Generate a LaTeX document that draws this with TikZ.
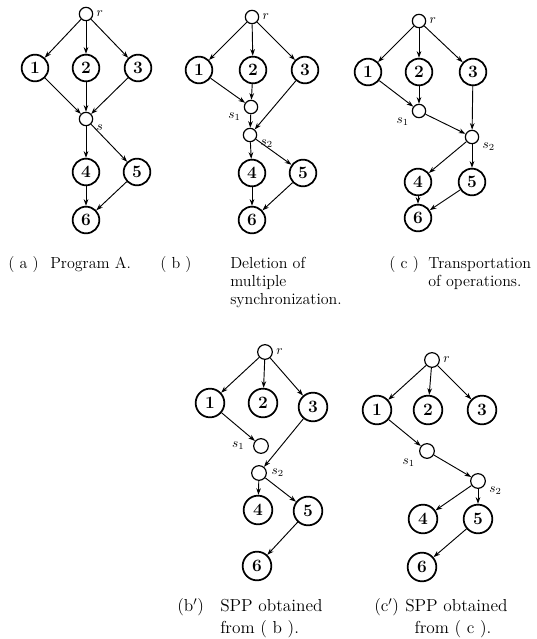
\documentclass[tikz,border=0pt]{standalone}
\usepackage{amsmath}
\usetikzlibrary{arrows.meta}
\tikzset{task/.style={circle,draw,line width=1.3pt,minimum size=20pt,inner sep=0pt,
   font=\fontsize{13}{13}\selectfont\bfseries},
 tasklg/.style={task,minimum size=21.5pt},
 sync/.style={circle,draw,line width=0.9pt,minimum size=10pt,inner sep=0pt},
 synclg/.style={sync,minimum size=11pt},
 arc/.style={draw,line width=0.7pt,-{Stealth[length=5pt,width=3.5pt]}},
 lbl/.style={font=\fontsize{10}{10}\selectfont},
 captext/.style={anchor=base west,inner sep=0pt,align=left,font=\fontsize{12}{13.5}\selectfont},
 captextbig/.style={anchor=base west,inner sep=0pt,align=left,font=\fontsize{13}{16.5}\selectfont},
 }

\begin{document}
\begin{tikzpicture}[x=0.75pt,y=-0.75pt]
    \useasboundingbox (0,0) rectangle (536,639);
    % (a) program A
    \node[sync,label={[lbl,label distance=-1pt]right:$r$}] (ar) at (86,14) {};
    \node[task] (a1) at (35,68) {1};
    \node[task] (a2) at (86,68) {2};
    \node[task] (a3) at (138,68) {3};
    \node[sync,label={[lbl,label distance=-1pt]-10:$s$}] (as) at (86,119) {};
    \node[task] (a4) at (86,172) {4};
    \node[task] (a5) at (137,172) {5};
    \node[task] (a6) at (86,220) {6};
    \foreach \u/\v in {ar/a1,ar/a2,ar/a3,a1/as,a2/as,a3/as,as/a4,as/a5,a4/a6,a5/a6}
        \draw[arc] (\u) -- (\v);
    % (b) deletion of multiple synchronization
    \node[sync,label={[lbl,label distance=-1pt]right:$r$}] (br) at (252,17) {};
    \node[task] (b1) at (199,70) {1};
    \node[task] (b2) at (253,70) {2};
    \node[task] (b3) at (305,70) {3};
    \node[sync,label={[lbl,label distance=-1pt]195:$s_1$}] (bs1) at (251,107) {};
    \node[sync,label={[lbl,label distance=-1pt]-5:$s_2$}] (bs2) at (250,135) {};
    \node[task] (b4) at (252,173) {4};
    \node[task] (b5) at (303,173) {5};
    \node[task] (b6) at (252,220) {6};
    \foreach \u/\v in {br/b1,br/b2,br/b3,b1/bs1,b2/bs1,bs1/bs2,b3/bs2,bs2/b4,bs2/b5,b4/b6,b5/b6}
        \draw[arc] (\u) -- (\v);
    % (c) transportation of operations
    \node[sync,label={[lbl,label distance=-1pt]right:$r$}] (cr) at (419,21) {};
    \node[task] (c1) at (368,72) {1};
    \node[task] (c2) at (419,72) {2};
    \node[task] (c3) at (473,72) {3};
    \node[sync,label={[lbl,label distance=-1pt]205:$s_1$}] (cs1) at (419,111) {};
    \node[sync,label={[lbl,label distance=-1pt]-12:$s_2$}] (cs2) at (472,137) {};
    \node[task] (c4) at (418,182) {4};
    \node[task] (c5) at (472,182) {5};
    \node[task] (c6) at (418,218) {6};
    \foreach \u/\v in {cr/c1,cr/c2,cr/c3,c1/cs1,c2/cs1,cs1/cs2,c3/cs2,cs2/c4,cs2/c5,c4/c6,c5/c6}
        \draw[arc] (\u) -- (\v);
    % captions of the upper row (base of a multi-line node is its last line)
    \node[captext] (capa) at (8,268) {( a )};
    \node[captext] (capatxt) at (50,268) {Program A.};
    \node[captext] (capb) at (160,268) {( b )};
    \node[captext] (capbtxt) at (230,304) {Deletion of\\multiple\\synchronization.};
    \node[captext] (capc) at (389,268) {( c )};
    \node[captext] (capctxt) at (428,286) {Transportation\\of operations.};
    % (b') SPP obtained from (b)
    \node[synclg,label={[lbl,label distance=-1pt]right:$r$}] (dr) at (265,352) {};
    \node[tasklg] (d1) at (210,403) {1};
    \node[tasklg] (d2) at (263,403) {2};
    \node[tasklg] (d3) at (313,407) {3};
    \node[synclg,label={[lbl,label distance=3pt]left:$s_1$}] (ds1) at (261,446) {};
    \node[synclg,label={[lbl,label distance=0pt]right:$s_2$}] (ds2) at (259,473) {};
    \node[tasklg] (d4) at (258,510) {4};
    \node[tasklg] (d5) at (308,511) {5};
    \node[tasklg] (d6) at (257,566) {6};
    \foreach \u/\v in {dr/d1,dr/d2,dr/d3,d1/ds1,d3/ds2,ds2/d4,ds2/d5,d5/d6}
        \draw[arc] (\u) -- (\v);
    % (c') SPP obtained from (c)
    \node[synclg,label={[lbl,label distance=-1pt]right:$r$}] (er) at (432,360) {};
    \node[tasklg] (e1) at (377,410) {1};
    \node[tasklg] (e2) at (428,410) {2};
    \node[tasklg] (e3) at (482,410) {3};
    \node[synclg,label={[lbl,label distance=0pt]200:$s_1$}] (es1) at (427,451) {};
    \node[synclg,label={[lbl,label distance=-1pt]-5:$s_2$}] (es2) at (478,481) {};
    \node[tasklg] (e4) at (423,519) {4};
    \node[tasklg] (e5) at (478,519) {5};
    \node[tasklg] (e6) at (422,567) {6};
    \foreach \u/\v in {er/e1,er/e2,er/e3,e1/es1,es1/es2,es2/e4,es2/e5,e5/e6}
        \draw[arc] (\u) -- (\v);
    % captions of the lower row
    \node[captextbig] (capd) at (177,611) {(b$'$)};
    \node[captextbig] (capdtxt) at (220,633) {SPP obtained\\from ( b ).};
    \node[captextbig] (cape) at (374,611) {(c$'$)};
    \node[captextbig] (capetxt) at (405,633) {SPP obtained\\\hspace*{7pt}from ( c ).};
\end{tikzpicture}
\end{document}
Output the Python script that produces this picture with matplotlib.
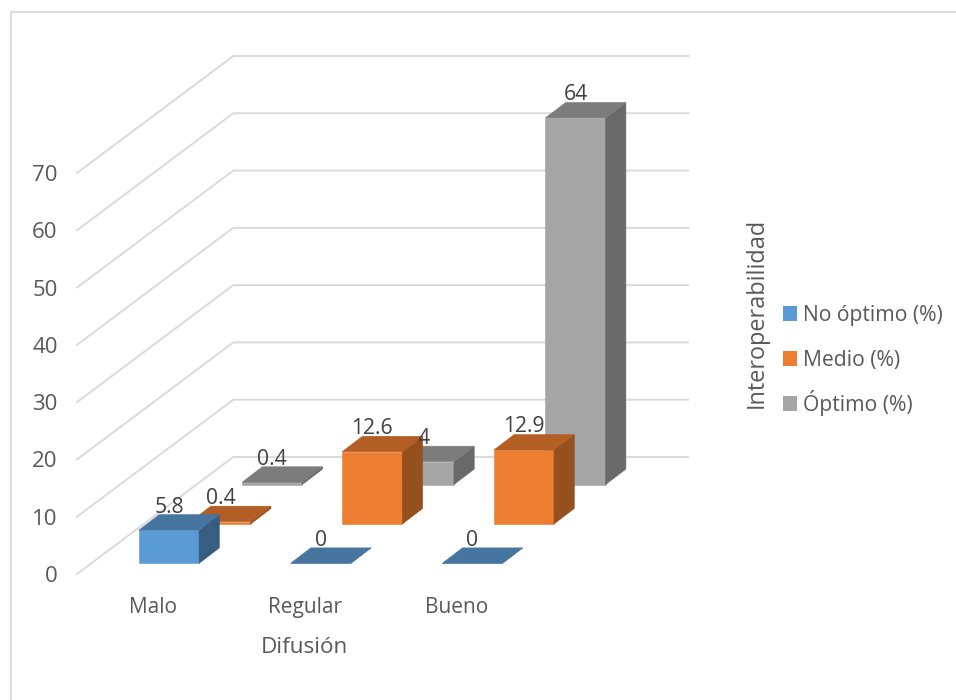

- [THE PROBLEM]:
Take the listing and print it again exactly, but without any pictures.

- [RESULT OF THIS TASK]:
Generate a LaTeX document that draws this with TikZ.
\documentclass[tikz,border=0pt]{standalone}
\usepackage{amsmath}
\usetikzlibrary{arrows.meta}
\tikzset{task/.style={circle,draw,line width=1.3pt,minimum size=20pt,inner sep=0pt,
   font=\fontsize{13}{13}\selectfont\bfseries},
 tasklg/.style={task,minimum size=21.5pt},
 sync/.style={circle,draw,line width=0.9pt,minimum size=10pt,inner sep=0pt},
 synclg/.style={sync,minimum size=11pt},
 arc/.style={draw,line width=0.7pt,-{Stealth[length=5pt,width=3.5pt]}},
 lbl/.style={font=\fontsize{10}{10}\selectfont},
 captext/.style={anchor=base west,inner sep=0pt,align=left,font=\fontsize{12}{13.5}\selectfont},
 captextbig/.style={anchor=base west,inner sep=0pt,align=left,font=\fontsize{13}{16.5}\selectfont},
 }

\begin{document}
\begin{tikzpicture}[x=0.75pt,y=-0.75pt]
    \useasboundingbox (0,0) rectangle (536,639);
    % (a) program A
    \node[sync,label={[lbl,label distance=-1pt]right:$r$}] (ar) at (86,14) {};
    \node[task] (a1) at (35,68) {1};
    \node[task] (a2) at (86,68) {2};
    \node[task] (a3) at (138,68) {3};
    \node[sync,label={[lbl,label distance=-1pt]-10:$s$}] (as) at (86,119) {};
    \node[task] (a4) at (86,172) {4};
    \node[task] (a5) at (137,172) {5};
    \node[task] (a6) at (86,220) {6};
    \foreach \u/\v in {ar/a1,ar/a2,ar/a3,a1/as,a2/as,a3/as,as/a4,as/a5,a4/a6,a5/a6}
        \draw[arc] (\u) -- (\v);
    % (b) deletion of multiple synchronization
    \node[sync,label={[lbl,label distance=-1pt]right:$r$}] (br) at (252,17) {};
    \node[task] (b1) at (199,70) {1};
    \node[task] (b2) at (253,70) {2};
    \node[task] (b3) at (305,70) {3};
    \node[sync,label={[lbl,label distance=-1pt]195:$s_1$}] (bs1) at (251,107) {};
    \node[sync,label={[lbl,label distance=-1pt]-5:$s_2$}] (bs2) at (250,135) {};
    \node[task] (b4) at (252,173) {4};
    \node[task] (b5) at (303,173) {5};
    \node[task] (b6) at (252,220) {6};
    \foreach \u/\v in {br/b1,br/b2,br/b3,b1/bs1,b2/bs1,bs1/bs2,b3/bs2,bs2/b4,bs2/b5,b4/b6,b5/b6}
        \draw[arc] (\u) -- (\v);
    % (c) transportation of operations
    \node[sync,label={[lbl,label distance=-1pt]right:$r$}] (cr) at (419,21) {};
    \node[task] (c1) at (368,72) {1};
    \node[task] (c2) at (419,72) {2};
    \node[task] (c3) at (473,72) {3};
    \node[sync,label={[lbl,label distance=-1pt]205:$s_1$}] (cs1) at (419,111) {};
    \node[sync,label={[lbl,label distance=-1pt]-12:$s_2$}] (cs2) at (472,137) {};
    \node[task] (c4) at (418,182) {4};
    \node[task] (c5) at (472,182) {5};
    \node[task] (c6) at (418,218) {6};
    \foreach \u/\v in {cr/c1,cr/c2,cr/c3,c1/cs1,c2/cs1,cs1/cs2,c3/cs2,cs2/c4,cs2/c5,c4/c6,c5/c6}
        \draw[arc] (\u) -- (\v);
    % captions of the upper row (base of a multi-line node is its last line)
    \node[captext] (capa) at (8,268) {( a )};
    \node[captext] (capatxt) at (50,268) {Program A.};
    \node[captext] (capb) at (160,268) {( b )};
    \node[captext] (capbtxt) at (230,304) {Deletion of\\multiple\\synchronization.};
    \node[captext] (capc) at (389,268) {( c )};
    \node[captext] (capctxt) at (428,286) {Transportation\\of operations.};
    % (b') SPP obtained from (b)
    \node[synclg,label={[lbl,label distance=-1pt]right:$r$}] (dr) at (265,352) {};
    \node[tasklg] (d1) at (210,403) {1};
    \node[tasklg] (d2) at (263,403) {2};
    \node[tasklg] (d3) at (313,407) {3};
    \node[synclg,label={[lbl,label distance=3pt]left:$s_1$}] (ds1) at (261,446) {};
    \node[synclg,label={[lbl,label distance=0pt]right:$s_2$}] (ds2) at (259,473) {};
    \node[tasklg] (d4) at (258,510) {4};
    \node[tasklg] (d5) at (308,511) {5};
    \node[tasklg] (d6) at (257,566) {6};
    \foreach \u/\v in {dr/d1,dr/d2,dr/d3,d1/ds1,d3/ds2,ds2/d4,ds2/d5,d5/d6}
        \draw[arc] (\u) -- (\v);
    % (c') SPP obtained from (c)
    \node[synclg,label={[lbl,label distance=-1pt]right:$r$}] (er) at (432,360) {};
    \node[tasklg] (e1) at (377,410) {1};
    \node[tasklg] (e2) at (428,410) {2};
    \node[tasklg] (e3) at (482,410) {3};
    \node[synclg,label={[lbl,label distance=0pt]200:$s_1$}] (es1) at (427,451) {};
    \node[synclg,label={[lbl,label distance=-1pt]-5:$s_2$}] (es2) at (478,481) {};
    \node[tasklg] (e4) at (423,519) {4};
    \node[tasklg] (e5) at (478,519) {5};
    \node[tasklg] (e6) at (422,567) {6};
    \foreach \u/\v in {er/e1,er/e2,er/e3,e1/es1,es1/es2,es2/e4,es2/e5,e5/e6}
        \draw[arc] (\u) -- (\v);
    % captions of the lower row
    \node[captextbig] (capd) at (177,611) {(b$'$)};
    \node[captextbig] (capdtxt) at (220,633) {SPP obtained\\from ( b ).};
    \node[captextbig] (cape) at (374,611) {(c$'$)};
    \node[captextbig] (capetxt) at (405,633) {SPP obtained\\\hspace*{7pt}from ( c ).};
\end{tikzpicture}
\end{document}
Output the Python script that produces this picture with matplotlib.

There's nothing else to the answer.